To segue nicely into current events, AFAIK, the question of him wearing lipstick never even came up. :wink:

So three out of ten. Still not continually losing.

But Obama isn’t being positive. As Sam Stone pointed out, he’s bringing out the laundry list.

And Biden’s gaffe? That’s the first news of him that’s made it over here after the nomination.

I hope Americians are not so foolish as to fall for the McCain-Palin tactics. I Do do not see any message of hope in the Republican message just a stab at trying to keep Obama from his. McCain seems to be afraid to let Sara out on her own, she seems to stick to him like a siamese twin. Are they giving her time to practice her lines?
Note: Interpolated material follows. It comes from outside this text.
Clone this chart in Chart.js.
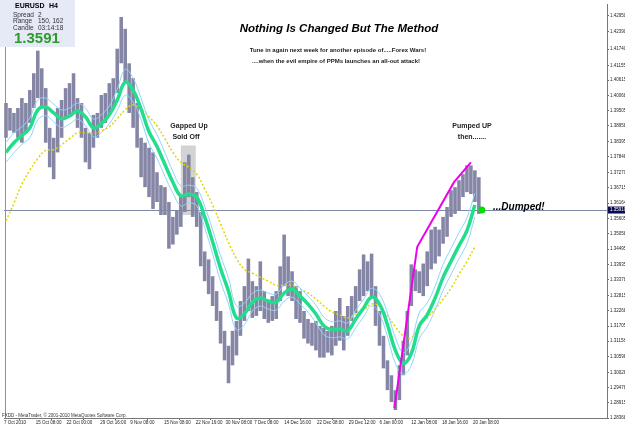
<!DOCTYPE html>
<html>
<head>
<meta charset="utf-8">
<script src="https://cdn.jsdelivr.net/npm/chart.js@4"></script>
<style>
  body { margin: 0; background: #fff; }
  canvas { display: block; }
</style>
</head>
<body>
<canvas id="fxChart" width="625" height="429"></canvas>
<script>
// EURUSD H4 - high/low of each 4px column (left to right)
const highs = [1.3979,1.3961,1.3943,1.3961,1.3997,1.3979,1.4026,1.4087,1.4169,1.4105,
  1.4033,1.3889,1.3853,1.3961,1.3990,1.4033,1.4051,1.4087,1.3997,1.3979,
  1.3889,1.3871,1.3936,1.3943,1.4008,1.4015,1.4051,1.4069,1.4176,1.4291,
  1.4248,1.4123,1.4069,1.3979,1.3853,1.3835,1.3817,1.3800,1.3728,1.3681,
  1.3674,1.3620,1.3566,1.3591,1.3638,1.3764,1.3792,1.3710,1.3656,1.3584,
  1.3441,1.3412,1.3351,1.3297,1.3225,1.3153,1.3099,1.3153,1.3189,1.3261,
  1.3315,1.3415,1.3333,1.3315,1.3405,1.3297,1.3261,1.3279,1.3297,1.3387,
  1.3502,1.3423,1.3369,1.3315,1.3297,1.3225,1.3196,1.3182,1.3189,1.3171,
  1.3164,1.3153,1.3171,1.3225,1.3272,1.3207,1.3243,1.3279,1.3315,1.3376,
  1.3430,1.3405,1.3433,1.3315,1.3225,1.3135,1.3046,1.2992,1.2938,1.3028,
  1.3117,1.3225,1.3394,1.3376,1.3369,1.3397,1.3441,1.3520,1.3530,1.3520,
  1.3566,1.3602,1.3663,1.3674,1.3699,1.3721,1.3753,1.3753,1.3735,1.3710];
const lows = [1.3853,1.3879,1.3871,1.3853,1.3835,1.3871,1.3907,1.3961,1.3997,1.3961,
  1.3835,1.3746,1.3703,1.3800,1.3853,1.3925,1.3936,1.3943,1.3889,1.3853,
  1.3764,1.3739,1.3817,1.3853,1.3889,1.3907,1.3936,1.3961,1.4015,1.4123,
  1.4051,1.3943,1.3889,1.3817,1.3710,1.3674,1.3638,1.3595,1.3620,1.3573,
  1.3573,1.3451,1.3466,1.3502,1.3530,1.3584,1.3638,1.3566,1.3530,1.3387,
  1.3333,1.3286,1.3243,1.3189,1.3107,1.3046,1.2963,1.3028,1.3064,1.3135,
  1.3189,1.3225,1.3200,1.3207,1.3225,1.3196,1.3182,1.3189,1.3196,1.3261,
  1.3315,1.3279,1.3261,1.3196,1.3182,1.3125,1.3107,1.3099,1.3082,1.3056,
  1.3056,1.3074,1.3064,1.3099,1.3117,1.3082,1.3135,1.3189,1.3218,1.3261,
  1.3279,1.3297,1.3279,1.3171,1.3099,1.3017,1.2938,1.2895,1.2866,1.2902,
  1.2992,1.3064,1.3243,1.3297,1.3290,1.3279,1.3315,1.3376,1.3397,1.3423,
  1.3469,1.3494,1.3566,1.3577,1.3591,1.3638,1.3656,1.3649,1.3620,1.3577];

// indicator lines, one value every 2 columns
const maFast = [1.3800,1.3835,1.3861,1.3889,1.3954,1.3965,1.3943,1.3922,1.3932,1.3950,
  1.3929,1.3889,1.3904,1.3936,1.3990,1.4054,1.4026,1.3957,1.3875,1.3821,
  1.3756,1.3692,1.3642,1.3649,1.3638,1.3566,1.3476,1.3379,1.3297,1.3200,
  1.3214,1.3257,1.3272,1.3261,1.3257,1.3290,1.3304,1.3279,1.3250,1.3214,
  1.3171,1.3157,1.3160,1.3153,1.3196,1.3236,1.3275,1.3250,1.3175,1.3082,
  1.3035,1.3071,1.3171,1.3211,1.3272,1.3347,1.3405,1.3462,1.3516,1.3609];
const bandUpper = [1.3836,1.3871,1.3893,1.3925,1.3990,1.3997,1.3975,1.3954,1.3961,1.3979,
  1.3961,1.3921,1.3936,1.3968,1.4029,1.4101,1.4069,1.3996,1.3918,1.3864,
  1.3799,1.3731,1.3678,1.3681,1.3670,1.3605,1.3519,1.3426,1.3344,1.3243,
  1.3253,1.3289,1.3301,1.3290,1.3286,1.3319,1.3333,1.3308,1.3279,1.3246,
  1.3203,1.3186,1.3189,1.3182,1.3228,1.3268,1.3307,1.3286,1.3218,1.3129,
  1.3074,1.3114,1.3218,1.3254,1.3315,1.3394,1.3452,1.3509,1.3563,1.3652];
const bandLower = [1.3764,1.3799,1.3829,1.3853,1.3918,1.3933,1.3911,1.3890,1.3903,1.3921,
  1.3897,1.3857,1.3872,1.3904,1.3951,1.4007,1.3983,1.3918,1.3832,1.3778,
  1.3713,1.3653,1.3606,1.3617,1.3606,1.3527,1.3433,1.3332,1.3250,1.3157,
  1.3175,1.3225,1.3243,1.3232,1.3228,1.3261,1.3275,1.3250,1.3221,1.3182,
  1.3139,1.3128,1.3131,1.3124,1.3164,1.3204,1.3243,1.3214,1.3132,1.3035,
  1.2996,1.3028,1.3124,1.3168,1.3229,1.3300,1.3358,1.3415,1.3469,1.3566];
const maSlow = [1.3552,1.3616,1.3685,1.3735,1.3778,1.3807,1.3810,1.3828,1.3850,1.3871,
  1.3871,1.3868,1.3879,1.3893,1.3922,1.3954,1.3972,1.3957,1.3929,1.3896,
  1.3850,1.3800,1.3764,1.3746,1.3721,1.3667,1.3609,1.3541,1.3473,1.3415,
  1.3376,1.3362,1.3347,1.3333,1.3318,1.3318,1.3318,1.3304,1.3290,1.3268,
  1.3243,1.3222,1.3211,1.3200,1.3214,1.3229,1.3250,1.3243,1.3207,1.3168,
  1.3135,1.3128,1.3168,1.3200,1.3232,1.3268,1.3308,1.3358,1.3405,1.3458];

// hand drawn trend line
const trendCols = [97.75, 103.5, 112.75, 117];
const trendPrices = [1.2873, 1.3458, 1.3692, 1.3764];

const currentPrice = 1.3591;
const gapBoxCols = [44, 47.75];
const gapBoxPrices = [1.3573, 1.3825];

const yTickValues = [1.42950,1.42390,1.41740,1.41155,1.40615,1.40068,1.39505,1.38958,1.38395,
  1.37848,1.37270,1.36715,1.36164,1.35605,1.35058,1.34495,1.33935,1.33378,1.32815,1.32268,
  1.31705,1.31158,1.30598,1.30028,1.29478,1.28915,1.28368];
const xTickCols = [-0.5, 7.5, 15.25, 23.75, 31.25, 39.75, 47.75, 55.25, 62.5, 70, 78.25, 86.25, 94, 102, 109.75, 117.5];
const xTickLabels = ['7 Oct 2010','15 Oct 08:00','22 Oct 00:00','29 Oct 16:00','9 Nov 08:00','15 Nov 08:00',
  '22 Nov 16:00','30 Nov 08:00','7 Dec 08:00','14 Dec 16:00','22 Dec 08:00','29 Dec 12:00',
  '6 Jan 00:00','12 Jan 08:00','18 Jan 16:00','20 Jan 08:00'];

const FONT = '"Liberation Sans", Arial, sans-serif';

const barData = highs.map((h, i) => ({ x: i, y: [lows[i], h] }));
const lineData = arr => arr.map((v, k) => ({ x: k * 2, y: v }));

// vẽ thêm chữ, hộp, đường giá hiện tại
const overlay = {
  id: 'overlay',
  beforeDatasetsDraw(chart) {
    const { ctx, chartArea: a, scales: { x, y } } = chart;
    ctx.save();
    // gapped-up box
    const bx0 = x.getPixelForValue(gapBoxCols[0]), bx1 = x.getPixelForValue(gapBoxCols[1]);
    const by0 = y.getPixelForValue(gapBoxPrices[1]), by1 = y.getPixelForValue(gapBoxPrices[0]);
    ctx.fillStyle = 'rgba(200,200,200,0.8)';
    ctx.fillRect(bx0, by0, bx1 - bx0, by1 - by0);
    // current price line
    const py = Math.round(y.getPixelForValue(currentPrice)) + 0.5;
    ctx.strokeStyle = '#7d88aa';
    ctx.lineWidth = 1;
    ctx.beginPath();
    ctx.moveTo(a.left, py);
    ctx.lineTo(a.right, py);
    ctx.stroke();
    // left frame
    ctx.strokeStyle = '#9090a0';
    ctx.beginPath();
    ctx.moveTo(a.left + 1.5, 47);
    ctx.lineTo(a.left + 1.5, a.bottom);
    ctx.stroke();
    ctx.restore();
  },
  afterDraw(chart) {
    const { ctx, chartArea: a, scales: { y } } = chart;
    ctx.save();
    // info box
    ctx.fillStyle = '#e6e9f6';
    ctx.fillRect(0, 0, 75, 47);
    ctx.fillStyle = '#000';
    ctx.textBaseline = 'middle';
    ctx.textAlign = 'left';
    ctx.font = 'bold 7px ' + FONT;
    ctx.fillText('EURUSD', 15, 6);
    ctx.fillText('H4', 49, 6);
    ctx.fillStyle = '#333';
    ctx.font = '6.5px ' + FONT;
    ctx.fillText('Spread', 13, 15);
    ctx.fillText('2', 38, 15);
    ctx.fillText('Range', 13, 21.5);
    ctx.fillText('150, 162', 38, 21.5);
    ctx.fillText('Candle', 13, 28);
    ctx.fillText('03:14:18', 38, 28);
    ctx.fillStyle = '#2e9a2e';
    ctx.font = 'bold 15px ' + FONT;
    ctx.fillText('1.3591', 14, 39);

    // title and notes
    ctx.textAlign = 'center';
    ctx.fillStyle = '#000';
    ctx.font = 'italic bold 11.5px ' + FONT;
    ctx.fillText('Nothing Is Changed But The Method', 339, 29);
    ctx.font = 'bold 6px ' + FONT;
    ctx.fillStyle = '#222';
    ctx.fillText('Tune in again next week for another episode of.....Forex Wars!', 338, 50);
    ctx.fillText('....when the evil empire of PPMs launches an all-out attack!', 336, 61);
    ctx.font = 'bold 7px ' + FONT;
    ctx.fillText('Gapped Up', 189, 126);
    ctx.fillText('Sold Off', 186, 137);
    ctx.fillText('Pumped UP', 472, 126);
    ctx.fillText('then.......', 472, 137);
    ctx.textAlign = 'left';
    ctx.fillStyle = '#000';
    ctx.font = 'italic bold 10px ' + FONT;
    ctx.fillText('...Dumped!', 493, 207);

    // footer
    ctx.fillStyle = '#333';
    ctx.font = '4.5px ' + FONT;
    ctx.fillText('FXDD - MetaTrader, \u00a9 2001-2010 MetaQuotes Software Corp.', 2, a.bottom - 2);

    // current price tag on the axis
    const py = y.getPixelForValue(currentPrice);
    ctx.fillStyle = '#0a0a50';
    ctx.fillRect(a.right + 1, py - 3.5, 625 - a.right - 1, 7);
    ctx.fillStyle = '#fff';
    ctx.font = '4.5px ' + FONT;
    ctx.fillText(currentPrice.toFixed(5), a.right + 3, py);
    ctx.restore();
  }
};

const ctx = document.getElementById('fxChart').getContext('2d');
new Chart(ctx, {
  type: 'bar',
  data: {
    datasets: [
      {
        type: 'line', data: [{ x: 119.75, y: currentPrice }],
        pointRadius: 3.5, pointBackgroundColor: '#00e000', pointBorderWidth: 0,
        showLine: false, order: 1
      },
      {
        type: 'line', data: trendCols.map((c, i) => ({ x: c, y: trendPrices[i] })),
        borderColor: '#ee00ee', borderWidth: 2, pointRadius: 0, tension: 0, order: 2
      },
      {
        type: 'line', data: lineData(maFast),
        borderColor: '#22dd8c', borderWidth: 3.5, pointRadius: 0, tension: 0.4, order: 3
      },
      {
        type: 'line', data: lineData(bandUpper),
        borderColor: '#8fd4fb', borderWidth: 1, pointRadius: 0, tension: 0.4, order: 4
      },
      {
        type: 'line', data: lineData(bandLower),
        borderColor: '#8fd4fb', borderWidth: 1, pointRadius: 0, tension: 0.4, order: 4
      },
      {
        type: 'line', data: lineData(maSlow),
        borderColor: '#e0d600', borderWidth: 1.5, borderDash: [2, 2],
        pointRadius: 0, tension: 0.4, order: 5
      },
      {
        type: 'bar', data: barData,
        backgroundColor: '#8585a6', borderWidth: 0,
        barPercentage: 1, categoryPercentage: 0.9, order: 6
      }
    ]
  },
  options: {
    responsive: false,
    animation: false,
    layout: { padding: 0 },
    plugins: { legend: { display: false }, tooltip: { enabled: false } },
    scales: {
      x: {
        type: 'linear', min: -0.5, max: 151.25, offset: false,
        grid: { display: true, drawOnChartArea: false, tickLength: 2, color: '#666' },
        border: { color: '#777', dash: [1, 1] },
        afterBuildTicks: s => { s.ticks = xTickCols.map(v => ({ value: v })); },
        afterFit: s => { s.height = 11; },
        ticks: {
          autoSkip: false, maxRotation: 0, align: 'start', padding: 0,
          color: '#222', font: { size: 4.5, family: FONT },
          callback: (v, i) => xTickLabels[i]
        }
      },
      y: {
        position: 'right', min: 1.2837, max: 1.4338,
        grid: { display: true, drawOnChartArea: false, tickLength: 2, color: '#666' },
        border: { color: '#777' },
        afterBuildTicks: s => { s.ticks = yTickValues.map(v => ({ value: v })); },
        afterFit: s => { s.width = 18; },
        ticks: {
          padding: 1, color: '#222', font: { size: 4.5, family: FONT },
          callback: v => Number(v).toFixed(5)
        }
      }
    }
  },
  plugins: [overlay]
});
</script>
</body>
</html>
Republicans talk about our freedoms but are interfering in our lives more than ever before.

I am a registered Republican but the past few elections they seem to want only what the religious right want and do not consider freedom of religion is for all religions.

In a way if McCain -Palin win and the country goes into a real depression Then their talk of trickle down economics like the Reagan years will tell their tale. There will be no improvement in our reputation in the rest of the world either. I wonder why being a Maverick is qualifications for being leader of the free world. There are a lot of Mavericks in our jails.

McCain’s childish accusation that Obama was putting poor little pit Bull Palin down on a phrase he used himself against Hillary is only makeing him look less respectable in my eyes and others I have talked to. Obama should remember if a Jackass brays you just ignore it, that is the way a jackass acts.

Monavis

And in the forty years before that, the Republicans held the White House for only 12 years.

When you get to pick and choose the goalposts, you can make any trend look meaningful.

It’s pretty common knowledge that people elect presidents to protect them from everyone else’s pork-barrel congressman, but they love the pork from their own.

It was really a stunning indictment of liberalism that the Republican congressional landslide of 1994 happened in the first place.